- Data listing
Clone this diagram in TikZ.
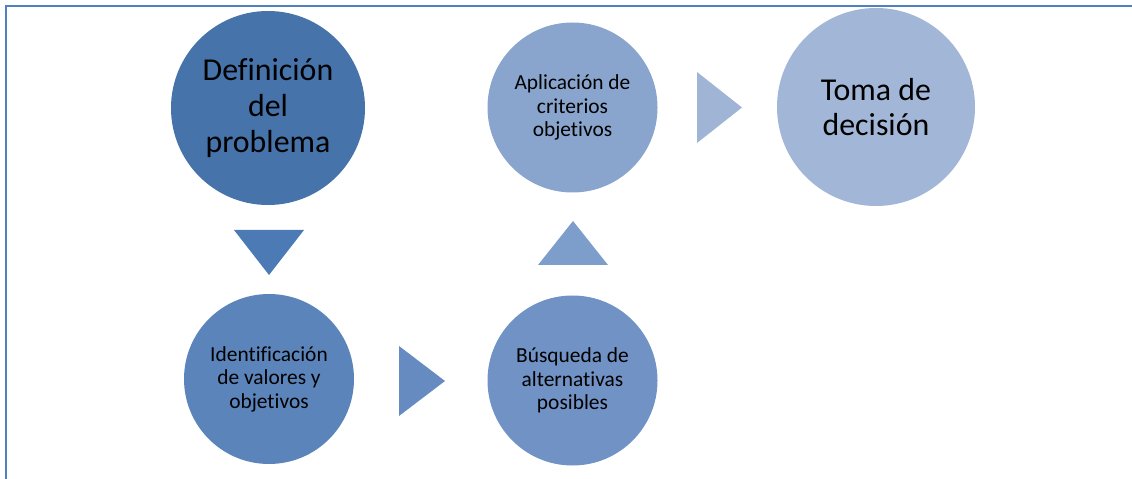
\documentclass[tikz,border=0pt]{standalone}
\usepackage{fontspec}
\setmainfont{Carlito}[Ligatures=CommonOff]
\definecolor{cDef}{RGB}{70,115,170}
\definecolor{cId}{RGB}{91,132,186}
\definecolor{cBus}{RGB}{112,146,196}
\definecolor{cApl}{RGB}{137,165,205}
\definecolor{cToma}{RGB}{162,182,215}
\definecolor{tDown}{RGB}{75,122,181}
\definecolor{tRight}{RGB}{102,139,193}
\definecolor{tUp}{RGB}{125,157,203}
\definecolor{tTop}{RGB}{160,180,213}
\definecolor{frame}{RGB}{79,129,189}
\begin{document}
\begin{tikzpicture}[x=1bp,y=-1bp,
  bigc/.style={circle,inner sep=0pt,text=black,align=center,font=\fontsize{32}{36}\selectfont},
  smallc/.style={circle,inner sep=0pt,text=black,align=center,font=\fontsize{21.5}{23.5}\selectfont}]
\useasboundingbox (0,0) rectangle (1132,479);
\draw[frame,line width=2.5bp] (6,479) -- (6,6) -- (1132,6);
\node[bigc,fill=cDef,minimum size=194bp] (def) at (268,108) {Definición\\del\\problema};
\node[smallc,fill=cId,minimum size=170bp] (ide) at (269,379) {Identificación\\de valores y\\objetivos};
\node[smallc,fill=cBus,minimum size=170bp] (bus) at (572.5,380.5) {Búsqueda de\\alternativas\\posibles};
\node[smallc,fill=cApl,minimum size=170bp] (apl) at (572.5,107.5) {Aplicación de\\criterios\\objetivos};
\node[bigc,fill=cToma,minimum size=198bp] (toma) at (876,107) {Toma de\\decisión};
% arrow triangles
\fill[tDown] (234,230) -- (304,230) -- (269,275) -- cycle;
\fill[tRight] (399,346) -- (445,381) -- (399,416) -- cycle;
\fill[tUp] (538,265) -- (608,265) -- (573,221) -- cycle;
\fill[tTop] (697,72) -- (742,107.5) -- (697,143) -- cycle;
\end{tikzpicture}
\end{document}
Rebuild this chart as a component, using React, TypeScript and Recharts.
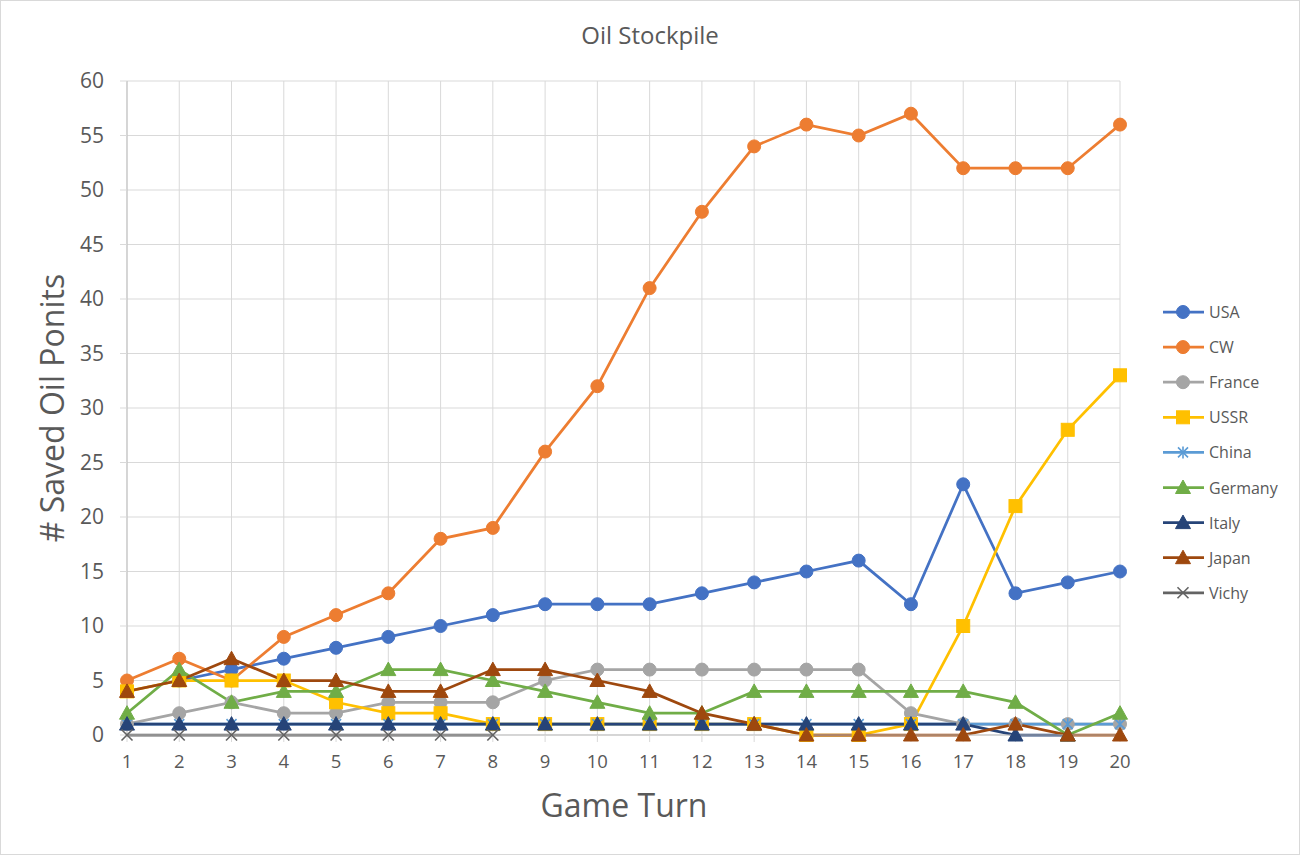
// Oil Stockpile — saved oil points per nation over 20 game turns.
import { LineChart, Line, XAxis, YAxis, CartesianGrid } from 'recharts';

// ─── Data ─────────────────────────────────────────────────────────────────────

const turns = [1, 2, 3, 4, 5, 6, 7, 8, 9, 10, 11, 12, 13, 14, 15, 16, 17, 18, 19, 20];

const usa     = [null, 5, 6, 7, 8, 9, 10, 11, 12, 12, 12, 13, 14, 15, 16, 12, 23, 13, 14, 15];
const cw      = [5, 7, 5, 9, 11, 13, 18, 19, 26, 32, 41, 48, 54, 56, 55, 57, 52, 52, 52, 56];
const france  = [1, 2, 3, 2, 2, 3, 3, 3, 5, 6, 6, 6, 6, 6, 6, 2, 1, 1, 1, 1];
const ussr    = [4, 5, 5, 5, 3, 2, 2, 1, 1, 1, 1, 1, 1, 0, 0, 1, 10, 21, 28, 33];
const china   = [1, 1, 1, 1, 1, 1, 1, 1, 1, 1, 1, 1, 1, 1, 1, 1, 1, 1, 1, 1];
const germany = [2, 6, 3, 4, 4, 6, 6, 5, 4, 3, 2, 2, 4, 4, 4, 4, 4, 3, 0, 2];
const italy   = [1, 1, 1, 1, 1, 1, 1, 1, 1, 1, 1, 1, 1, 1, 1, 1, 1, 0, 0, null];
const japan   = [4, 5, 7, 5, 5, 4, 4, 6, 6, 5, 4, 2, 1, 0, 0, 0, 0, 1, 0, 0];
const vichy   = [0, 0, 0, 0, 0, 0, 0, 0, null, null, null, null, null, null, null, null, null, null, null, null];

const yTicks = [0, 5, 10, 15, 20, 25, 30, 35, 40, 45, 50, 55, 60];

type Shape = 'circle' | 'square' | 'triangle' | 'star' | 'x';

const series: { key: string; name: string; color: string; shape: Shape; values: (number | null)[] }[] = [
  { key: 'usa',     name: 'USA',     color: '#4472C4', shape: 'circle',   values: usa },
  { key: 'cw',      name: 'CW',      color: '#ED7D31', shape: 'circle',   values: cw },
  { key: 'france',  name: 'France',  color: '#A5A5A5', shape: 'circle',   values: france },
  { key: 'ussr',    name: 'USSR',    color: '#FFC000', shape: 'square',   values: ussr },
  { key: 'china',   name: 'China',   color: '#5B9BD5', shape: 'star',     values: china },
  { key: 'germany', name: 'Germany', color: '#70AD47', shape: 'triangle', values: germany },
  { key: 'italy',   name: 'Italy',   color: '#264478', shape: 'triangle', values: italy },
  { key: 'japan',   name: 'Japan',   color: '#9E480E', shape: 'triangle', values: japan },
  { key: 'vichy',   name: 'Vichy',   color: '#636363', shape: 'x',        values: vichy },
];

const chartData = turns.map((t, i) => {
  const row: Record<string, number | null> = { turn: t };
  series.forEach((s) => { row[s.key] = s.values[i]; });
  return row;
});

// ─── Markers ──────────────────────────────────────────────────────────────────

const FONT = '"Open Sans", "Noto Sans", sans-serif';
const TEXT = '#595959';

function Marker({ cx, cy, shape, color }: { cx: number; cy: number; shape: Shape; color: string }) {
  switch (shape) {
    case 'circle':
      return <circle cx={cx} cy={cy} r={6.5} fill={color} stroke={color} strokeWidth={1} />;
    case 'square':
      return <rect x={cx - 6.5} y={cy - 6.5} width={13} height={13} fill={color} stroke={color} />;
    case 'triangle':
      return (
        <polygon
          points={`${cx},${cy - 7.5} ${cx - 7.5},${cy + 6} ${cx + 7.5},${cy + 6}`}
          fill={color}
          stroke={color}
        />
      );
    case 'star':
      return (
        <g stroke={color} strokeWidth={1.6}>
          <line x1={cx - 5} y1={cy - 5} x2={cx + 5} y2={cy + 5} />
          <line x1={cx - 5} y1={cy + 5} x2={cx + 5} y2={cy - 5} />
          <line x1={cx} y1={cy - 6} x2={cx} y2={cy + 6} />
        </g>
      );
    default:
      return (
        <g stroke={color} strokeWidth={1.6}>
          <line x1={cx - 5.5} y1={cy - 5.5} x2={cx + 5.5} y2={cy + 5.5} />
          <line x1={cx - 5.5} y1={cy + 5.5} x2={cx + 5.5} y2={cy - 5.5} />
        </g>
      );
  }
}

const dotFor = (name: string, shape: Shape, color: string) => (p: any) => {
  const k = `${name}-${p.index}`;
  if (p.cx == null || p.cy == null || p.value == null) return <g key={k} />;
  return (
    <g key={k}>
      <Marker cx={p.cx} cy={p.cy} shape={shape} color={color} />
    </g>
  );
};

// ─── Chart ────────────────────────────────────────────────────────────────────

export default function App() {
  return (
    <div style={{ position: 'absolute', left: 0, top: 0, width: 1300, height: 855, background: '#fff' }}>
      <LineChart
        width={1300}
        height={855}
        data={chartData}
        margin={{ top: 81, right: 180, bottom: 80, left: 0 }}
      >
        <CartesianGrid stroke="#d9d9d9" strokeWidth={1} />
        <XAxis
          dataKey="turn"
          interval={0}
          height={40}
          tickSize={7}
          tickMargin={13}
          tickLine={{ stroke: '#d9d9d9' }}
          axisLine={{ stroke: '#bfbfbf' }}
          tick={{ fill: TEXT, fontSize: 18.5, fontFamily: FONT }}
        />
        <YAxis
          domain={[0, 60]}
          ticks={yTicks}
          interval={0}
          width={127}
          tickSize={7}
          tickMargin={16}
          tickLine={{ stroke: '#d9d9d9' }}
          axisLine={{ stroke: '#bfbfbf' }}
          tick={{ fill: TEXT, fontSize: 21, fontFamily: FONT }}
        />
        {series.map((s) => (
          <Line
            key={s.key}
            dataKey={s.key}
            name={s.name}
            stroke={s.color}
            strokeWidth={2.75}
            dot={dotFor(s.key, s.shape, s.color)}
            activeDot={false}
            isAnimationActive={false}
          />
        ))}
      </LineChart>

      {/* titles and legend */}
      <svg
        width={1300}
        height={855}
        style={{ position: 'absolute', left: 0, top: 0, pointerEvents: 'none' }}
      >
        <rect x={0.5} y={0.5} width={1299} height={854} fill="none" stroke="#d9d9d9" />
        <text x={650} y={44} textAnchor="middle" fontSize={24} fill={TEXT} fontFamily={FONT}>
          Oil Stockpile
        </text>
        <text
          x={0}
          y={0}
          transform="translate(64, 408) rotate(-90)"
          textAnchor="middle"
          fontSize={32}
          fill={TEXT}
          fontFamily={FONT}
        >
          # Saved Oil Ponits
        </text>
        <text x={624} y={817} textAnchor="middle" fontSize={32} fill={TEXT} fontFamily={FONT}>
          Game Turn
        </text>
        {series.map((s, i) => {
          const y = 312 + i * 35.1;
          return (
            <g key={s.key}>
              <line x1={1163} y1={y} x2={1204} y2={y} stroke={s.color} strokeWidth={2.75} />
              <Marker cx={1183} cy={y} shape={s.shape} color={s.color} />
              <text x={1209} y={y + 6} fontSize={16} fill={TEXT} fontFamily={FONT}>
                {s.name}
              </text>
            </g>
          );
        })}
      </svg>
    </div>
  );
}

- Job
Pictures do not belong in the copy. Reproduce exactly the lines from the one with "Rebuild this chart" to the one with "18, 19, 20];", both lines included.

- Reply
Rebuild this chart as a component, using React, TypeScript and Recharts.
// Oil Stockpile — saved oil points per nation over 20 game turns.
import { LineChart, Line, XAxis, YAxis, CartesianGrid } from 'recharts';

// ─── Data ─────────────────────────────────────────────────────────────────────

const turns = [1, 2, 3, 4, 5, 6, 7, 8, 9, 10, 11, 12, 13, 14, 15, 16, 17, 18, 19, 20];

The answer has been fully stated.